* BEGIN *

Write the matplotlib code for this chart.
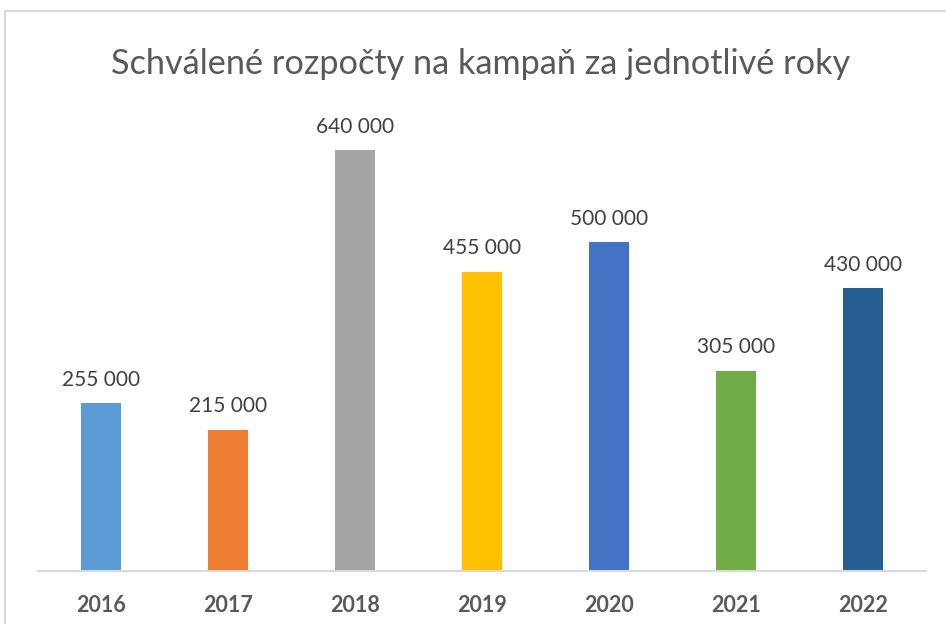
import matplotlib
matplotlib.use("Agg")
import matplotlib.pyplot as plt
from matplotlib.patches import Rectangle

years = ["2016", "2017", "2018", "2019", "2020", "2021", "2022"]
values = [255000, 215000, 640000, 455000, 500000, 305000, 430000]
colors = ["#5B9BD5", "#ED7D31", "#A5A5A5", "#FFC000", "#4472C4", "#70AD47", "#255E91"]
title = "Schválené rozpočty na kampaň za jednotlivé roky"

W, H = 946, 624
fig = plt.figure(figsize=(W / 100, H / 100), dpi=100)
fig.patches.append(Rectangle((5 / W, -0.1), 2, (H - 11) / H + 0.1, transform=fig.transFigure,
                             fill=False, edgecolor="#D9D9D9", linewidth=1.5))

ax = fig.add_axes([38 / W, (H - 571) / H, (926 - 38) / W, (571 - 111) / H])
x = list(range(len(years)))
bars = ax.bar(x, values, width=0.315, color=colors)
ax.set_xlim(-0.5, len(years) - 0.5)
ax.set_ylim(0, 700000)
for xi, v in zip(x, values):
    lab = f"{v:,}".replace(",", " ")
    ax.annotate(lab, (xi, v), xytext=(0, 10), textcoords="offset points", ha="center", va="bottom",
                fontsize=15, color="#404040", family="Lato")
ax.set_xticks(x)
ax.set_xticklabels(years, fontsize=15.5, fontweight="bold", color="#595959", family="Lato")
ax.tick_params(axis="x", length=0, pad=17)
ax.set_yticks([])
for s in ["top", "right", "left"]:
    ax.spines[s].set_visible(False)
ax.spines["bottom"].set_color("#D9D9D9")
ax.spines["bottom"].set_linewidth(1.5)

fig.text(481 / W, 1 - 64 / H, title, ha="center", va="center", fontsize=24.7, color="#595959", family="Lato")

fig.savefig("out.png", dpi=100)
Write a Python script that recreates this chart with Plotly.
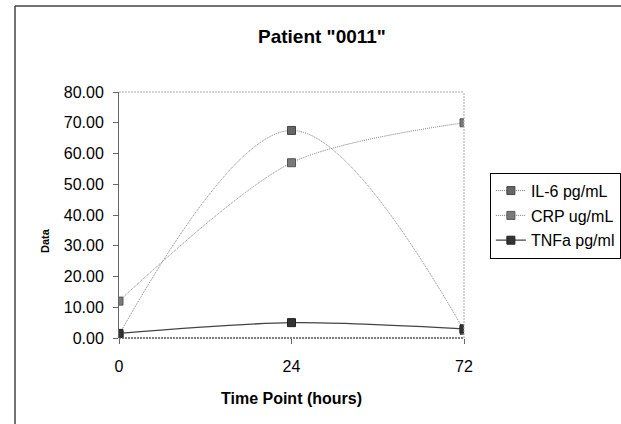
import plotly.graph_objects as go

time_points = ["0", "24", "72"]
il6 = [1.0, 67.5, 2.5]
crp = [12.0, 57.0, 70.0]
tnfa = [1.5, 5.0, 3.0]
y_ticks = [0, 10, 20, 30, 40, 50, 60, 70, 80]

FONT = "Arial, Liberation Sans, sans-serif"

fig = go.Figure()
fig.add_trace(go.Scatter(
    x=time_points, y=il6, name="IL-6 pg/mL", mode="lines+markers", legendgroup="a",
    line=dict(color="#777777", width=1, dash="1px,1px", shape="spline", smoothing=1.0),
    marker=dict(symbol="square", size=8, color="#666666", line=dict(color="#444444", width=1)),
))
fig.add_trace(go.Scatter(
    x=time_points, y=crp, name="CRP ug/mL", mode="lines+markers", legendgroup="b",
    line=dict(color="#777777", width=1, dash="1px,1px", shape="spline", smoothing=0.8),
    marker=dict(symbol="square", size=8, color="#7a7a7a", line=dict(color="#555555", width=1)),
))
fig.add_trace(go.Scatter(
    x=time_points, y=tnfa, name="TNFa pg/ml", mode="lines+markers", legendgroup="c",
    line=dict(color="#444444", width=1.3, shape="spline", smoothing=0.8),
    marker=dict(symbol="square", size=8, color="#333333", line=dict(color="#222222", width=1)),
))

TICKFONT = dict(family=FONT, size=16, color="black")

fig.update_layout(
    width=621, height=424,
    margin=dict(l=119, r=157, t=92, b=86, autoexpand=False),
    paper_bgcolor="white", plot_bgcolor="white",
    font=dict(family=FONT, size=16, color="black"),
    title=dict(text='Patient "0011"', x=(258 - 119) / 345, xref="paper", xanchor="left",
               y=1 - 36 / 424, yanchor="middle",
               font=dict(family=FONT, size=19, color="black", weight="bold")),
    showlegend=True,
    legend=dict(x=1.075, y=0.672, xanchor="left", yanchor="top",
                bordercolor="black", borderwidth=1, bgcolor="white",
                font=dict(family=FONT, size=16), tracegroupgap=1, itemwidth=30),
    xaxis=dict(type="category", categoryorder="array", categoryarray=time_points,
               range=[0, 2], showgrid=False, zeroline=False, showline=False,
               ticks="outside", ticklen=5, tickcolor="#666666",
               ticklabelstandoff=9, tickfont=TICKFONT,
               title=dict(text="Time Point (hours)", standoff=18,
                          font=dict(family=FONT, size=16, color="black", weight="bold"))),
    xaxis2=dict(type="category", categoryorder="array", categoryarray=time_points,
                range=[0, 2], overlaying="x", side="bottom", showgrid=False, zeroline=False,
                showline=False, ticks="inside", ticklen=5, tickcolor="#666666",
                showticklabels=False),
    yaxis=dict(range=[0, 80], tickvals=y_ticks, tickformat=".2f",
               showgrid=False, zeroline=False, showline=True, linecolor="#666666", linewidth=1,
               ticks="outside", ticklen=5, tickcolor="#666666",
               ticklabelstandoff=6, tickfont=TICKFONT),
    yaxis2=dict(range=[0, 80], tickvals=y_ticks, overlaying="y", side="left",
                showgrid=False, zeroline=False, showline=False,
                ticks="inside", ticklen=5, tickcolor="#666666", showticklabels=False),
)

# y-axis title (rendered small, as in the reference)
fig.add_annotation(text="<b>Data</b>", textangle=-90, xref="paper", yref="paper",
                   x=(45 - 119) / 345, y=(338 - 241) / 246, xanchor="center", yanchor="middle",
                   showarrow=False, font=dict(family=FONT, size=11, color="black"))

# plot frame: dashed top/right, dashed dark bottom
fig.add_shape(type="line", xref="paper", yref="paper", x0=0, x1=1, y0=1, y1=1,
              line=dict(color="#aaaaaa", width=1, dash="2px,1px"))
fig.add_shape(type="line", xref="paper", yref="paper", x0=1, x1=1, y0=0, y1=1,
              line=dict(color="#aaaaaa", width=1, dash="2px,1px"))
fig.add_shape(type="line", xref="paper", yref="paper", x0=0, x1=1, y0=0, y1=0,
              line=dict(color="#555555", width=1.5, dash="2px,1px"))

# outer chart border (top and left visible)
fig.add_shape(type="line", xref="paper", yref="paper",
              x0=(15 - 119) / 345, x1=1.6, y0=(338 - 6) / 246, y1=(338 - 6) / 246,
              line=dict(color="#444444", width=1.5))
fig.add_shape(type="line", xref="paper", yref="paper",
              x0=(15 - 119) / 345, x1=(15 - 119) / 345, y0=(338 - 6) / 246, y1=-0.5,
              line=dict(color="#444444", width=1.5))

fig.write_html("out.html")
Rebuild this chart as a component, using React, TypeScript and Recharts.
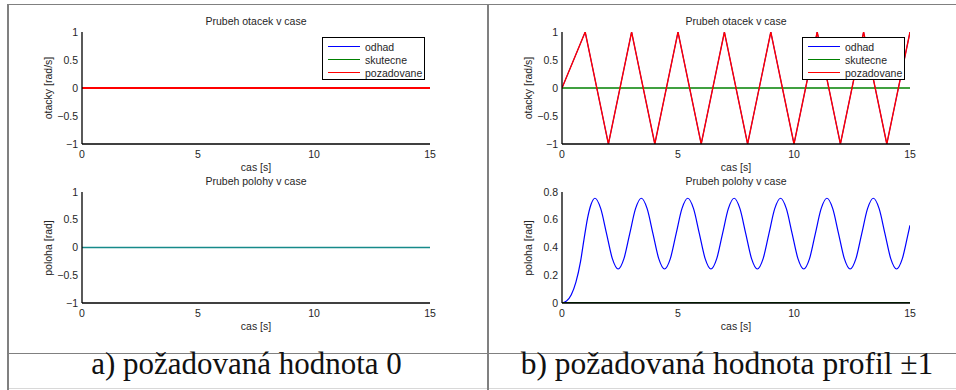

* END *

WHAT NEEDS TO BE DONE.
All records must be output exactly as they are, except for the pictures, which are left out.

THE RESPONSE.
Write the matplotlib code for this chart.
import matplotlib
matplotlib.use("Agg")
import matplotlib.pyplot as plt
from matplotlib.patches import Rectangle

years = ["2016", "2017", "2018", "2019", "2020", "2021", "2022"]
values = [255000, 215000, 640000, 455000, 500000, 305000, 430000]
colors = ["#5B9BD5", "#ED7D31", "#A5A5A5", "#FFC000", "#4472C4", "#70AD47", "#255E91"]
title = "Schválené rozpočty na kampaň za jednotlivé roky"

W, H = 946, 624
fig = plt.figure(figsize=(W / 100, H / 100), dpi=100)
fig.patches.append(Rectangle((5 / W, -0.1), 2, (H - 11) / H + 0.1, transform=fig.transFigure,
                             fill=False, edgecolor="#D9D9D9", linewidth=1.5))

ax = fig.add_axes([38 / W, (H - 571) / H, (926 - 38) / W, (571 - 111) / H])
x = list(range(len(years)))
bars = ax.bar(x, values, width=0.315, color=colors)
ax.set_xlim(-0.5, len(years) - 0.5)
ax.set_ylim(0, 700000)
for xi, v in zip(x, values):
    lab = f"{v:,}".replace(",", " ")
    ax.annotate(lab, (xi, v), xytext=(0, 10), textcoords="offset points", ha="center", va="bottom",
                fontsize=15, color="#404040", family="Lato")
ax.set_xticks(x)
ax.set_xticklabels(years, fontsize=15.5, fontweight="bold", color="#595959", family="Lato")
ax.tick_params(axis="x", length=0, pad=17)
ax.set_yticks([])
for s in ["top", "right", "left"]:
    ax.spines[s].set_visible(False)
ax.spines["bottom"].set_color("#D9D9D9")
ax.spines["bottom"].set_linewidth(1.5)

fig.text(481 / W, 1 - 64 / H, title, ha="center", va="center", fontsize=24.7, color="#595959", family="Lato")

fig.savefig("out.png", dpi=100)
Write a Python script that recreates this chart with Plotly.
import plotly.graph_objects as go

time_points = ["0", "24", "72"]
il6 = [1.0, 67.5, 2.5]
crp = [12.0, 57.0, 70.0]
tnfa = [1.5, 5.0, 3.0]
y_ticks = [0, 10, 20, 30, 40, 50, 60, 70, 80]

FONT = "Arial, Liberation Sans, sans-serif"

fig = go.Figure()
fig.add_trace(go.Scatter(
    x=time_points, y=il6, name="IL-6 pg/mL", mode="lines+markers", legendgroup="a",
    line=dict(color="#777777", width=1, dash="1px,1px", shape="spline", smoothing=1.0),
    marker=dict(symbol="square", size=8, color="#666666", line=dict(color="#444444", width=1)),
))
fig.add_trace(go.Scatter(
    x=time_points, y=crp, name="CRP ug/mL", mode="lines+markers", legendgroup="b",
    line=dict(color="#777777", width=1, dash="1px,1px", shape="spline", smoothing=0.8),
    marker=dict(symbol="square", size=8, color="#7a7a7a", line=dict(color="#555555", width=1)),
))
fig.add_trace(go.Scatter(
    x=time_points, y=tnfa, name="TNFa pg/ml", mode="lines+markers", legendgroup="c",
    line=dict(color="#444444", width=1.3, shape="spline", smoothing=0.8),
    marker=dict(symbol="square", size=8, color="#333333", line=dict(color="#222222", width=1)),
))

TICKFONT = dict(family=FONT, size=16, color="black")

fig.update_layout(
    width=621, height=424,
    margin=dict(l=119, r=157, t=92, b=86, autoexpand=False),
    paper_bgcolor="white", plot_bgcolor="white",
    font=dict(family=FONT, size=16, color="black"),
    title=dict(text='Patient "0011"', x=(258 - 119) / 345, xref="paper", xanchor="left",
               y=1 - 36 / 424, yanchor="middle",
               font=dict(family=FONT, size=19, color="black", weight="bold")),
    showlegend=True,
    legend=dict(x=1.075, y=0.672, xanchor="left", yanchor="top",
                bordercolor="black", borderwidth=1, bgcolor="white",
                font=dict(family=FONT, size=16), tracegroupgap=1, itemwidth=30),
    xaxis=dict(type="category", categoryorder="array", categoryarray=time_points,
               range=[0, 2], showgrid=False, zeroline=False, showline=False,
               ticks="outside", ticklen=5, tickcolor="#666666",
               ticklabelstandoff=9, tickfont=TICKFONT,
               title=dict(text="Time Point (hours)", standoff=18,
                          font=dict(family=FONT, size=16, color="black", weight="bold"))),
    xaxis2=dict(type="category", categoryorder="array", categoryarray=time_points,
                range=[0, 2], overlaying="x", side="bottom", showgrid=False, zeroline=False,
                showline=False, ticks="inside", ticklen=5, tickcolor="#666666",
                showticklabels=False),
    yaxis=dict(range=[0, 80], tickvals=y_ticks, tickformat=".2f",
               showgrid=False, zeroline=False, showline=True, linecolor="#666666", linewidth=1,
               ticks="outside", ticklen=5, tickcolor="#666666",
               ticklabelstandoff=6, tickfont=TICKFONT),
    yaxis2=dict(range=[0, 80], tickvals=y_ticks, overlaying="y", side="left",
                showgrid=False, zeroline=False, showline=False,
                ticks="inside", ticklen=5, tickcolor="#666666", showticklabels=False),
)

# y-axis title (rendered small, as in the reference)
fig.add_annotation(text="<b>Data</b>", textangle=-90, xref="paper", yref="paper",
                   x=(45 - 119) / 345, y=(338 - 241) / 246, xanchor="center", yanchor="middle",
                   showarrow=False, font=dict(family=FONT, size=11, color="black"))

# plot frame: dashed top/right, dashed dark bottom
fig.add_shape(type="line", xref="paper", yref="paper", x0=0, x1=1, y0=1, y1=1,
              line=dict(color="#aaaaaa", width=1, dash="2px,1px"))
fig.add_shape(type="line", xref="paper", yref="paper", x0=1, x1=1, y0=0, y1=1,
              line=dict(color="#aaaaaa", width=1, dash="2px,1px"))
fig.add_shape(type="line", xref="paper", yref="paper", x0=0, x1=1, y0=0, y1=0,
              line=dict(color="#555555", width=1.5, dash="2px,1px"))

# outer chart border (top and left visible)
fig.add_shape(type="line", xref="paper", yref="paper",
              x0=(15 - 119) / 345, x1=1.6, y0=(338 - 6) / 246, y1=(338 - 6) / 246,
              line=dict(color="#444444", width=1.5))
fig.add_shape(type="line", xref="paper", yref="paper",
              x0=(15 - 119) / 345, x1=(15 - 119) / 345, y0=(338 - 6) / 246, y1=-0.5,
              line=dict(color="#444444", width=1.5))

fig.write_html("out.html")
Rebuild this chart as a component, using React, TypeScript and Recharts.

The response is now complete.